修行をする上で、心・技・気の進むべき各段階を示した教えといえる。
☞ [参照] 全日本剣道連盟居合道学科試験出題模範解答例、月刊剣道日本編集部
伝統を受け継ぐ者にとって忘れてはならない、特に武道にとっての教えが「守破離」である。
「守」とは、師や各流派の教えを忠実に守り、それからはずれることのないように精進して身につけよ、という意味である。
「破」とは、今まで学んで身につけた教えから一歩進めて他流の教え、技を取り入れることを心がけ、師から教えられたものにこだわらず、さらに心と技を発展させよ、という意味である。
「離」とは、破からさらに修行して、守にとらわれず破も意識せず、新しい世界を拓き、独自のものを生みだせ、という意味である。
「守破離」は単に武道の世界だけの教えではない。学問も経営も技術も、すべてにあてはまる。師に教えられて師に止まっていては発展はない。古武道に出発して古武道の中で止まっていたのでは、後継者としての存在価値はない。師をしのぎ、伝統を越え、親を超越して、より高い次元に発展成長してこそ文明の進歩がある。「守破離」とはその意味の言葉である。
☞ [参照]活人剣抜刀道、叢文社
「守破離」の「守」とは、武道を学ぶにあたって、師や各流派独自の教えや形、技などを忠実に守り、それからはずれることのないよう精進して、その教えを堅く守って身につけることである。
「破」とは、今まで学んで身につけた教えや形、技が確実に身につき、修行がさらに進んでいけば、自然と他流の師の教えも心がけ、他流のよい技を取り入れていく。そして自己の守ってきた形の技を破って、心と技を発展させていくのである。
「離」とは、破の状態よりさらに修行していくうちに「守」にとらわれず、また「破」も意識せず、おのずから一つの形、流派を離れて新機軸を開いて、独自の新しいものを生み出して、修行していくことである。
この「守破離」の精神は単に武道ばかりでなく、人間の生き方すべてにとって大事なことである。
☞ [参照]日本刀精神と抜刀道、BABジャパン出版局
空手道でも、剣道でも、書道でも、茶でも、花でも、その修行の過程を「守」・「破」・「離」の三段階に分けている。
「守」というのは、一から十まで型通りにやることであり、それが一通り終る頃になると、型にはまり融通のきかないものになるので、「破」の段階に入れというのです。

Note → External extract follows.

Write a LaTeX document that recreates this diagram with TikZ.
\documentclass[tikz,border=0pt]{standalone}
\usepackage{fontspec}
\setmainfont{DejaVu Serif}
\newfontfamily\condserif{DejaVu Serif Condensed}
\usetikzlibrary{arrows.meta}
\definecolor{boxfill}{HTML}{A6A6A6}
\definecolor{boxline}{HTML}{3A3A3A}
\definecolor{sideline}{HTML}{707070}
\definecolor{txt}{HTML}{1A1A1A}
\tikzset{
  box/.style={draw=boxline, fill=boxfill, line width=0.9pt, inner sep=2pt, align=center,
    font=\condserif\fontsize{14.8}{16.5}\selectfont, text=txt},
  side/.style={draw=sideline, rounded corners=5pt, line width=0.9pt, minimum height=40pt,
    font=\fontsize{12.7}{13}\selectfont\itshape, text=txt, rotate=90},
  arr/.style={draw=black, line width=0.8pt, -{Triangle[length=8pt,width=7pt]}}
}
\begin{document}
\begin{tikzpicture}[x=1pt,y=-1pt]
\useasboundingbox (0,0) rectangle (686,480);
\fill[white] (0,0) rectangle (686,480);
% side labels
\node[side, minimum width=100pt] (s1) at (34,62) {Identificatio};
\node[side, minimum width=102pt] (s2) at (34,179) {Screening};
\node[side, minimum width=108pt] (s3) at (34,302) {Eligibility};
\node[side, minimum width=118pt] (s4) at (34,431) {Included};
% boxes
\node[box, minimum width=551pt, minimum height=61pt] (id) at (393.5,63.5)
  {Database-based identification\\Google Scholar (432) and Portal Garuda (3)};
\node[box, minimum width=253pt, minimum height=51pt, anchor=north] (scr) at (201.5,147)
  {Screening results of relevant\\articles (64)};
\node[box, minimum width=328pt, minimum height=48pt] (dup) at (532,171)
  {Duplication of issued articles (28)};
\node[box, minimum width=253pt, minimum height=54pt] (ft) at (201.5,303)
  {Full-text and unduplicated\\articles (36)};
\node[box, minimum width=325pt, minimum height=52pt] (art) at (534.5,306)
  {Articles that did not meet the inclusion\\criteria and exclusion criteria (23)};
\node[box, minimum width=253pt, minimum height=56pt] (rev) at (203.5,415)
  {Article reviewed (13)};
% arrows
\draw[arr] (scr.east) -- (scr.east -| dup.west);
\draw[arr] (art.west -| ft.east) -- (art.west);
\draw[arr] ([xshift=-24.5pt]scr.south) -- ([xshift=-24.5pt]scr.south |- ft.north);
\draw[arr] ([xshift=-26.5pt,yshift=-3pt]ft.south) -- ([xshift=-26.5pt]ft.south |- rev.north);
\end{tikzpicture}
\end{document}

「破」とは文字通り「破る」ことで、型にはまったことを破って行く努力をすることであり、一寸考えると何でもないことのようですが、それは「守」の段階をふまない人の考えることで、本当に「守」の型にはまった人がそれを破るということは実に容易でないことです。

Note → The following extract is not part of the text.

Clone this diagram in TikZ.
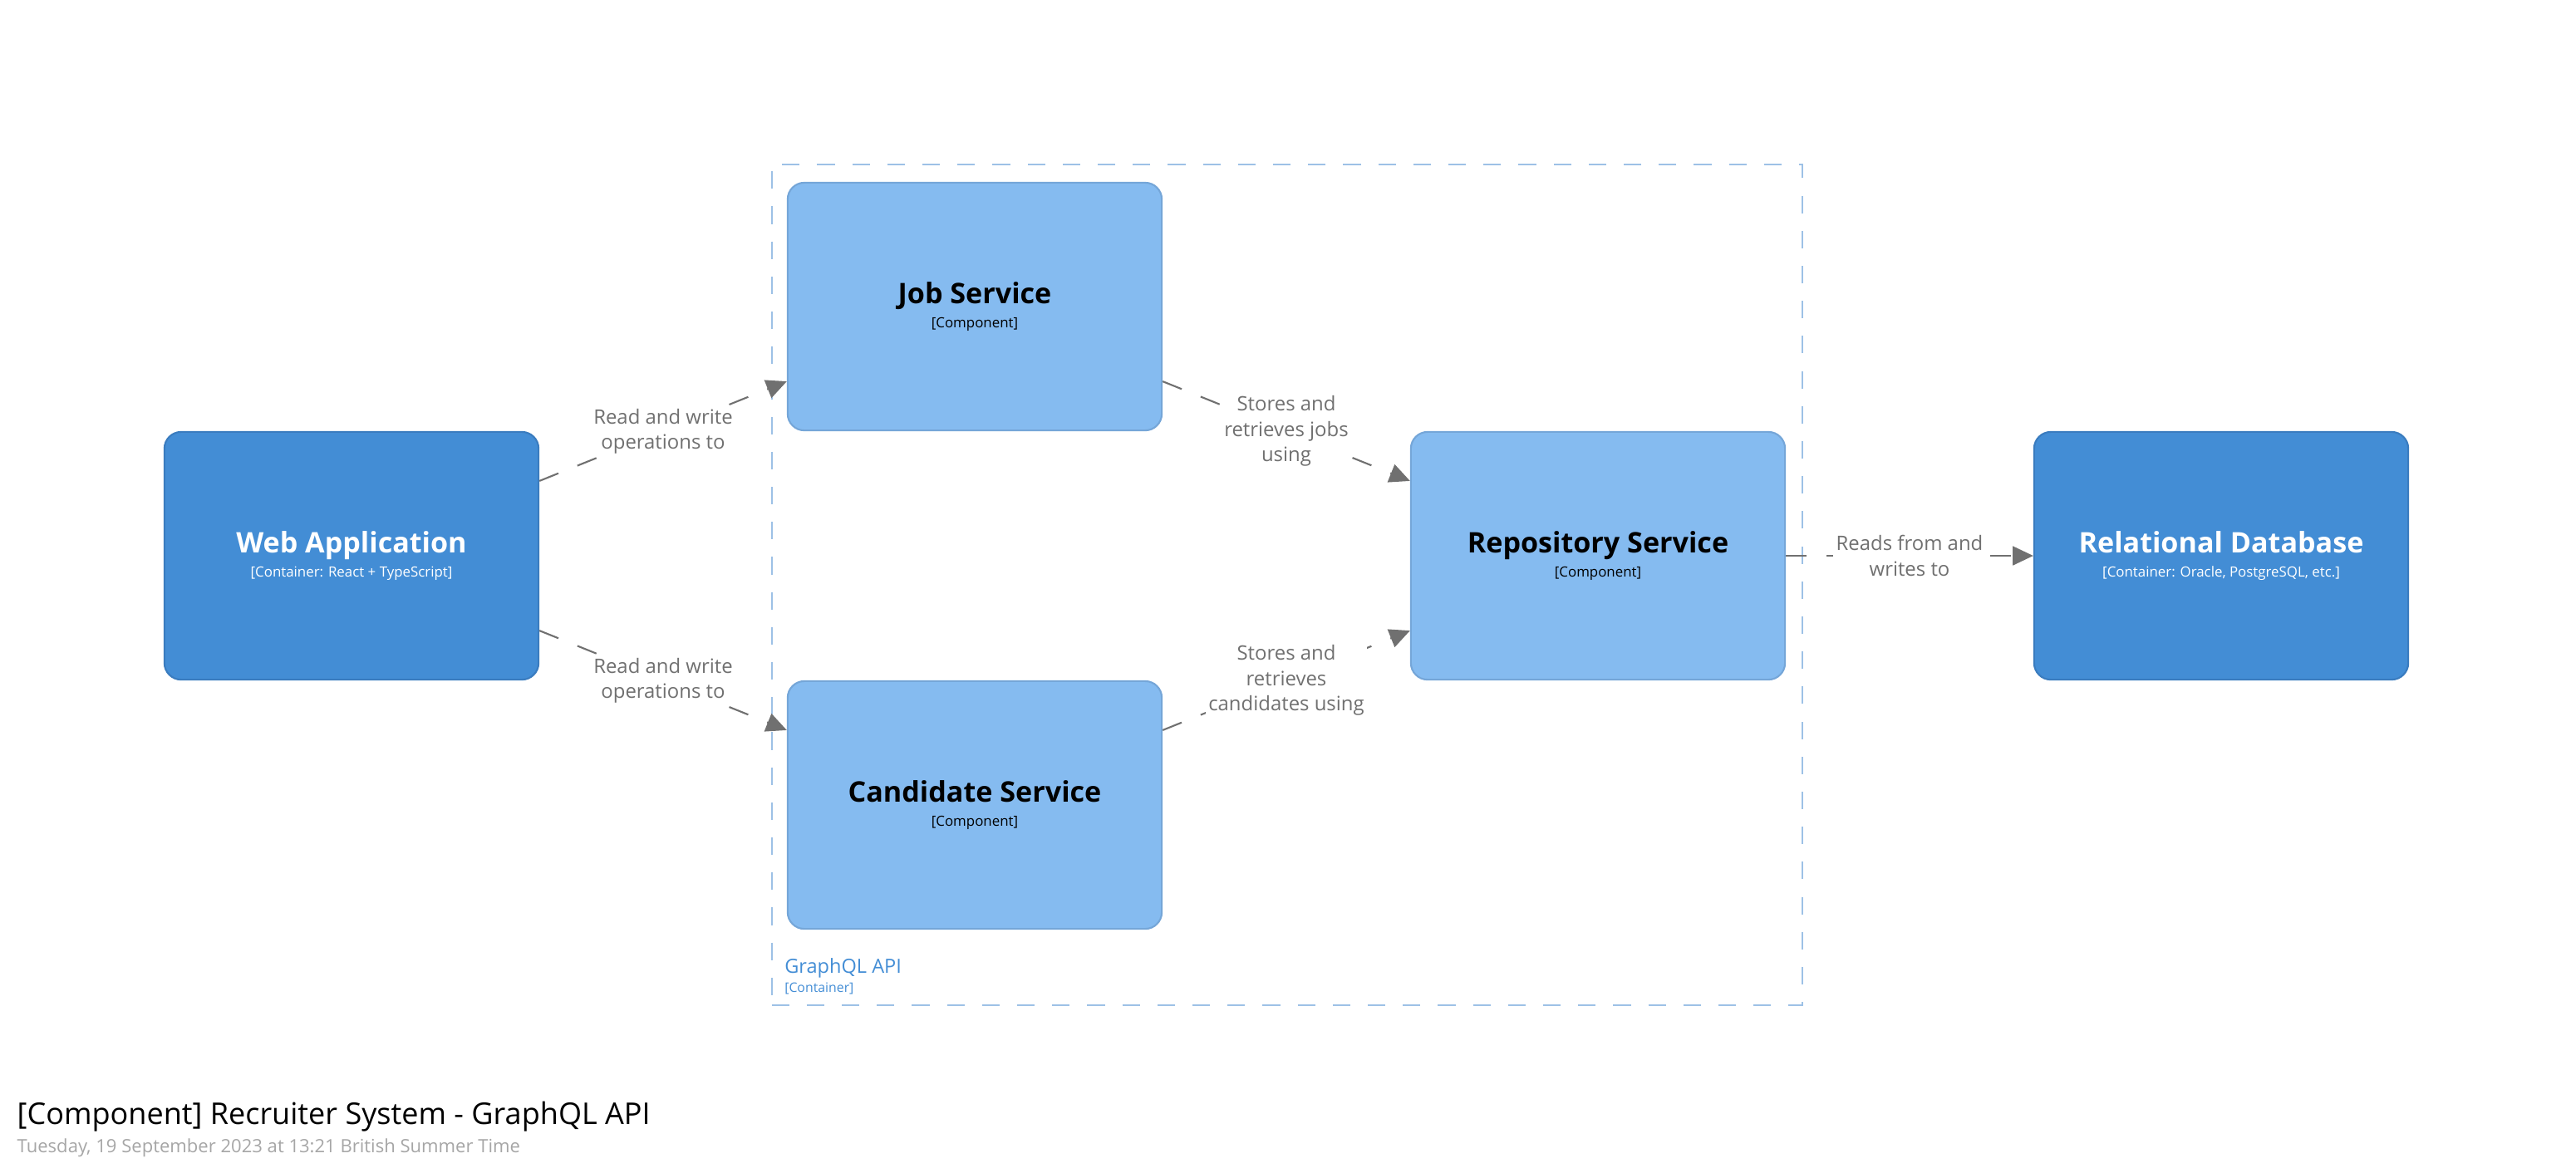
\documentclass[tikz,border=0pt]{standalone}
\usepackage{fontspec}
\setmainfont{Open Sans}
\usetikzlibrary{arrows.meta,calc}
\definecolor{contblue}{HTML}{438DD5}
\definecolor{contedge}{HTML}{3A7CBF}
\definecolor{compblue}{HTML}{85BBF0}
\definecolor{compedge}{HTML}{75A6D8}
\definecolor{relgray}{HTML}{707070}
\definecolor{boundblue}{HTML}{9DC1E6}
\definecolor{dategray}{HTML}{A6A6A6}
\newcommand{\elname}[1]{{\fontsize{9.7}{11}\selectfont\bfseries #1}}
\newcommand{\elmeta}[1]{{\fontsize{4.8}{6}\selectfont #1}}
\begin{document}
\begin{tikzpicture}[x=0.01cm, y=-0.01cm,
  box/.style={rounded corners=0.2cm, minimum width=4.5cm, minimum height=2.98cm, align=center, line width=0.6pt},
  container/.style={box, fill=contblue, draw=contedge, text=white},
  component/.style={box, fill=compblue, draw=compedge, text=black},
  rel/.style={draw=relgray, line width=0.6pt, dash pattern=on 7pt off 7pt, -{Triangle[length=7pt,width=6.5pt,fill=relgray]}},
  rellabel/.style={fill=white, text=relgray, font=\fontsize{6.8}{8.6}\selectfont, align=center, inner sep=1pt}]
\useasboundingbox (0,0) rectangle (3100,1411);
% container boundary
\node[draw=boundblue, line width=0.6pt, dash pattern=on 6pt off 6pt, minimum width=12.4cm, minimum height=10.12cm] (api) at (1549,704) {};
\node[anchor=west, inner sep=0, text=contblue, font=\fontsize{6.7}{8}\selectfont] (apiname) at ($(api.south west)+(16,-46)$) {GraphQL API};
\node[anchor=west, inner sep=0, text=contblue, font=\fontsize{4.5}{5}\selectfont] (apimeta) at ($(api.south west)+(16,-21)$) {[Container]};
% elements
\node[container] (web) at (423,669) {\elname{Web Application}\\[-3.5pt]\elmeta{[Container: React + TypeScript]}};
\node[component] (job) at (1173,369) {\elname{Job Service}\\[-3.5pt]\elmeta{[Component]}};
\node[component] (cand) at (1173,969) {\elname{Candidate Service}\\[-3.5pt]\elmeta{[Component]}};
\node[component] (repo) at (1923,669) {\elname{Repository Service}\\[-3.5pt]\elmeta{[Component]}};
\node[container] (db) at (2673,669) {\elname{Relational Database}\\[-3.5pt]\elmeta{[Container: Oracle, PostgreSQL, etc.]}};
% relationships
\draw[rel] ($(web.north east)!.2!(web.south east)$) -- node[rellabel]{Read and write\\operations to} ($(job.north west)!.8!(job.south west)$);
\draw[rel] ($(web.north east)!.8!(web.south east)$) -- node[rellabel]{Read and write\\operations to} ($(cand.north west)!.2!(cand.south west)$);
\draw[rel] ($(job.north east)!.8!(job.south east)$) -- node[rellabel]{Stores and\\retrieves jobs\\using} ($(repo.north west)!.2!(repo.south west)$);
\draw[rel] ($(cand.north east)!.2!(cand.south east)$) -- node[rellabel]{Stores and\\retrieves\\candidates using} ($(repo.north west)!.8!(repo.south west)$);
\draw[rel] (repo.east) -- node[rellabel]{Reads from and\\writes to} (db.west);
% title
\node[anchor=west, inner sep=0, font=\fontsize{10.25}{12}\selectfont] (title) at (20,1344) {[Component] Recruiter System - GraphQL API};
\node[anchor=west, inner sep=0, text=dategray, font=\fontsize{6.27}{8}\selectfont] (date) at (20,1382) {Tuesday, 19 September 2023 at 13:21 British Summer Time};
\end{tikzpicture}
\end{document}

最近、私たちの空手の中で、型が大変に上手であるが、組手が出来ない人たちを見かけます。大会でも型は型、組手は組手というふうに分けているようです。本当は型が上手で組手が強いという様にならなければならないと思います。一つ一つの技が上手になれば、組手に生かせなければ意味がなく、「守」から「破」ることがむずかしく、出来ないのではないかと思っています。
ところで、「破」の段階を卒業すると、はじめて「離」の段階に入るのですが「守」からも「破」からも離れて型通りやらなければならぬ時には型通りにやり、型を破る必要のある時には、これを破りそれこそ「心の欲する所に従って矩をこえず」の境に達するのですが、それが仲々容易のことではなく、それこそ、一所懸命-一所懸命-一所懸命のことなのです。というのは、一応は「守」-「破」-「離」-の段階を経て、自由の境地に遊び得たと思っているうちに、あるいは内的にあるいは外的にその時の自己の力量以上の問題にぶつかると、これではならないという自己疑惑、もしくは自己否定に陥り、更により高き段階の新たなるものを求めて、これに対して「守」の修行に進み、「破」に進み、「離」に進み、守破離-守破離、と進むのが真面目な人生のすがたと思います。